REQUIRED WORK: Copy the data that follows exactly. Include no pictures.
-------- DATA BLOCK --------
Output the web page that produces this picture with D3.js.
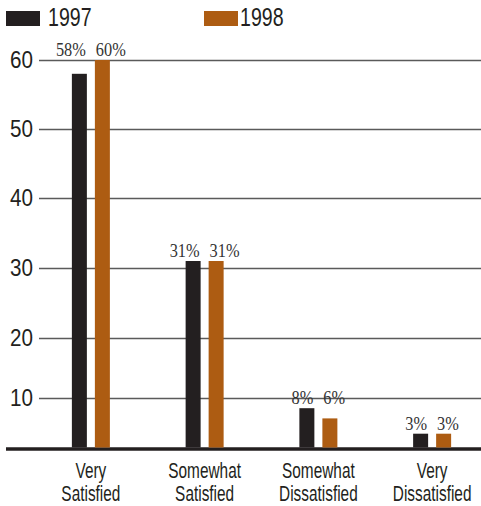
<!DOCTYPE html>
<html>
<head>
<meta charset="utf-8">
<script src="https://cdn.jsdelivr.net/npm/d3@7"></script>
<style>
  html, body { margin: 0; padding: 0; background: #fff; }
  svg { display: block; }
</style>
</head>
<body>
<div id="chart"></div>
<script>
// ---- data ----
const categories = [["Very", "Satisfied"], ["Somewhat", "Satisfied"], ["Somewhat", "Dissatisfied"], ["Very", "Dissatisfied"]];
const seriesNames = ["1997", "1998"];
const values1997 = [58, 31, 8, 3];
const values1998 = [60, 31, 6, 3];
const tickValues = [10, 20, 30, 40, 50, 60];

// ---- layout ----
const W = 481, H = 506;
const colors = { "1997": "#231f20", "1998": "#ad5c12" };
const sans = "'Liberation Sans', Arial, sans-serif";
const serif = "'Liberation Serif', 'Times New Roman', serif";

const svg = d3.select("#chart").append("svg").attr("width", W).attr("height", H);

const catKeys = categories.map(c => c.join(" "));
const data = catKeys.map((k, i) => ({
  key: k, lines: categories[i],
  vals: [{ s: "1997", v: values1997[i] }, { s: "1998", v: values1998[i] }]
}));

// y: piecewise scale matching the original's uneven spacing
const y = d3.scaleLinear()
  .domain([0, 10, 20, 30, 40, 50, 60])
  .range([449, 398, 338, 268, 198, 129, 60]);

const x = d3.scaleBand().domain(catKeys).range([34, 489]).padding(0);
const inner = d3.scaleBand().domain(seriesNames).range([-19, 19]).paddingInner(0.348).paddingOuter(0);

// gridlines + tick labels via axis
const axisX = 39;
const tickScale = 0.86;
const axis = svg.append("g")
  .attr("transform", `translate(${axisX},0)`)
  .call(d3.axisLeft(y).tickValues(tickValues).tickSize(-(W - axisX)).tickPadding(6).tickFormat(d3.format("d")));
axis.select(".domain").remove();
axis.selectAll(".tick line").attr("stroke", "#5a5a5a").attr("stroke-width", 1.4);
axis.selectAll(".tick text")
  .attr("fill", "#231f20")
  .attr("font-family", sans)
  .attr("font-size", 24)
  .attr("x", -6 / tickScale)
  .attr("transform", `scale(${tickScale},1)`)
  .attr("dy", "0.33em");

// baseline
svg.append("line")
  .attr("x1", 6).attr("x2", W)
  .attr("y1", y(0)).attr("y2", y(0))
  .attr("stroke", "#231f20").attr("stroke-width", 3.5);

// bars
const groups = svg.selectAll("g.grp").data(data).join("g")
  .attr("class", "grp")
  .attr("transform", d => `translate(${x(d.key) + x.bandwidth() / 2},0)`);

groups.selectAll("rect").data(d => d.vals).join("rect")
  .attr("x", d => inner(d.s))
  .attr("width", inner.bandwidth())
  .attr("y", d => y(d.v))
  .attr("height", d => y(0) - 1.5 - y(d.v))
  .attr("fill", d => colors[d.s]);

// value labels
const valScale = 0.86;
groups.each(function (g) {
  const gmax = d3.max(g.vals, d => d.v);
  d3.select(this).selectAll("text.val").data(g.vals).join("text")
    .attr("class", "val")
    .attr("transform", `scale(${valScale},1)`)
    .attr("x", d => (d.s === "1997" ? inner(d.s) + inner.bandwidth() - 1 : inner(d.s) + 1) / valScale)
    .attr("y", d => y(gmax) - 4)
    .attr("text-anchor", d => d.s === "1997" ? "end" : "start")
    .attr("font-family", serif)
    .attr("font-size", 19)
    .attr("fill", "#333")
    .text(d => d.v + "%");
});

// category labels
groups.each(function (g) {
  const t = d3.select(this).append("text")
    .attr("text-anchor", "middle")
    .attr("font-family", sans)
    .attr("font-size", 22)
    .attr("fill", "#231f20")
    .attr("transform", "scale(0.7,1)");
  g.lines.forEach((ln, i) => {
    t.append("tspan").attr("x", 0).attr("y", 478 + i * 23).text(ln);
  });
});

// legend
const legendX = [6, 204];
const legendTextGap = [8, 2];
const legScale = 0.74;
seriesNames.forEach((s, i) => {
  svg.append("rect")
    .attr("x", legendX[i]).attr("y", 11)
    .attr("width", 34).attr("height", 15)
    .attr("fill", colors[s]);
  svg.append("text")
    .attr("x", (legendX[i] + 34 + legendTextGap[i]) / legScale)
    .attr("y", 26)
    .attr("transform", `scale(${legScale},1)`)
    .attr("font-family", sans)
    .attr("font-size", 26.5)
    .attr("fill", "#231f20")
    .text(s);
});
</script>
</body>
</html>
--------
OUTPUT BELOW:
Output the web page that produces this picture with D3.js.
<!DOCTYPE html>
<html>
<head>
<meta charset="utf-8">
<script src="https://cdn.jsdelivr.net/npm/d3@7"></script>
<style>
  html, body { margin: 0; padding: 0; background: #fff; }
  svg { display: block; }
</style>
</head>
<body>
<div id="chart"></div>
<script>
// ---- data ----
const categories = [["Very", "Satisfied"], ["Somewhat", "Satisfied"], ["Somewhat", "Dissatisfied"], ["Very", "Dissatisfied"]];
const seriesNames = ["1997", "1998"];
const values1997 = [58, 31, 8, 3];
const values1998 = [60, 31, 6, 3];
const tickValues = [10, 20, 30, 40, 50, 60];

// ---- layout ----
const W = 481, H = 506;
const colors = { "1997": "#231f20", "1998": "#ad5c12" };
const sans = "'Liberation Sans', Arial, sans-serif";
const serif = "'Liberation Serif', 'Times New Roman', serif";

const svg = d3.select("#chart").append("svg").attr("width", W).attr("height", H);

const catKeys = categories.map(c => c.join(" "));
const data = catKeys.map((k, i) => ({
  key: k, lines: categories[i],
  vals: [{ s: "1997", v: values1997[i] }, { s: "1998", v: values1998[i] }]
}));

// y: piecewise scale matching the original's uneven spacing
const y = d3.scaleLinear()
  .domain([0, 10, 20, 30, 40, 50, 60])
  .range([449, 398, 338, 268, 198, 129, 60]);

const x = d3.scaleBand().domain(catKeys).range([34, 489]).padding(0);
const inner = d3.scaleBand().domain(seriesNames).range([-19, 19]).paddingInner(0.348).paddingOuter(0);

// gridlines + tick labels via axis
const axisX = 39;
const tickScale = 0.86;
const axis = svg.append("g")
  .attr("transform", `translate(${axisX},0)`)
  .call(d3.axisLeft(y).tickValues(tickValues).tickSize(-(W - axisX)).tickPadding(6).tickFormat(d3.format("d")));
axis.select(".domain").remove();
axis.selectAll(".tick line").attr("stroke", "#5a5a5a").attr("stroke-width", 1.4);
axis.selectAll(".tick text")
  .attr("fill", "#231f20")
  .attr("font-family", sans)
  .attr("font-size", 24)
  .attr("x", -6 / tickScale)
  .attr("transform", `scale(${tickScale},1)`)
  .attr("dy", "0.33em");

// baseline
svg.append("line")
  .attr("x1", 6).attr("x2", W)
  .attr("y1", y(0)).attr("y2", y(0))
  .attr("stroke", "#231f20").attr("stroke-width", 3.5);

// bars
const groups = svg.selectAll("g.grp").data(data).join("g")
  .attr("class", "grp")
  .attr("transform", d => `translate(${x(d.key) + x.bandwidth() / 2},0)`);

groups.selectAll("rect").data(d => d.vals).join("rect")
  .attr("x", d => inner(d.s))
  .attr("width", inner.bandwidth())
  .attr("y", d => y(d.v))
  .attr("height", d => y(0) - 1.5 - y(d.v))
  .attr("fill", d => colors[d.s]);

// value labels
const valScale = 0.86;
groups.each(function (g) {
  const gmax = d3.max(g.vals, d => d.v);
  d3.select(this).selectAll("text.val").data(g.vals).join("text")
    .attr("class", "val")
    .attr("transform", `scale(${valScale},1)`)
    .attr("x", d => (d.s === "1997" ? inner(d.s) + inner.bandwidth() - 1 : inner(d.s) + 1) / valScale)
    .attr("y", d => y(gmax) - 4)
    .attr("text-anchor", d => d.s === "1997" ? "end" : "start")
    .attr("font-family", serif)
    .attr("font-size", 19)
    .attr("fill", "#333")
    .text(d => d.v + "%");
});

// category labels
groups.each(function (g) {
  const t = d3.select(this).append("text")
    .attr("text-anchor", "middle")
    .attr("font-family", sans)
    .attr("font-size", 22)
    .attr("fill", "#231f20")
    .attr("transform", "scale(0.7,1)");
  g.lines.forEach((ln, i) => {
    t.append("tspan").attr("x", 0).attr("y", 478 + i * 23).text(ln);
  });
});

// legend
const legendX = [6, 204];
const legendTextGap = [8, 2];
const legScale = 0.74;
seriesNames.forEach((s, i) => {
  svg.append("rect")
    .attr("x", legendX[i]).attr("y", 11)
    .attr("width", 34).attr("height", 15)
    .attr("fill", colors[s]);
  svg.append("text")
    .attr("x", (legendX[i] + 34 + legendTextGap[i]) / legScale)
    .attr("y", 26)
    .attr("transform", `scale(${legScale},1)`)
    .attr("font-family", sans)
    .attr("font-size", 26.5)
    .attr("fill", "#231f20")
    .text(s);
});
</script>
</body>
</html>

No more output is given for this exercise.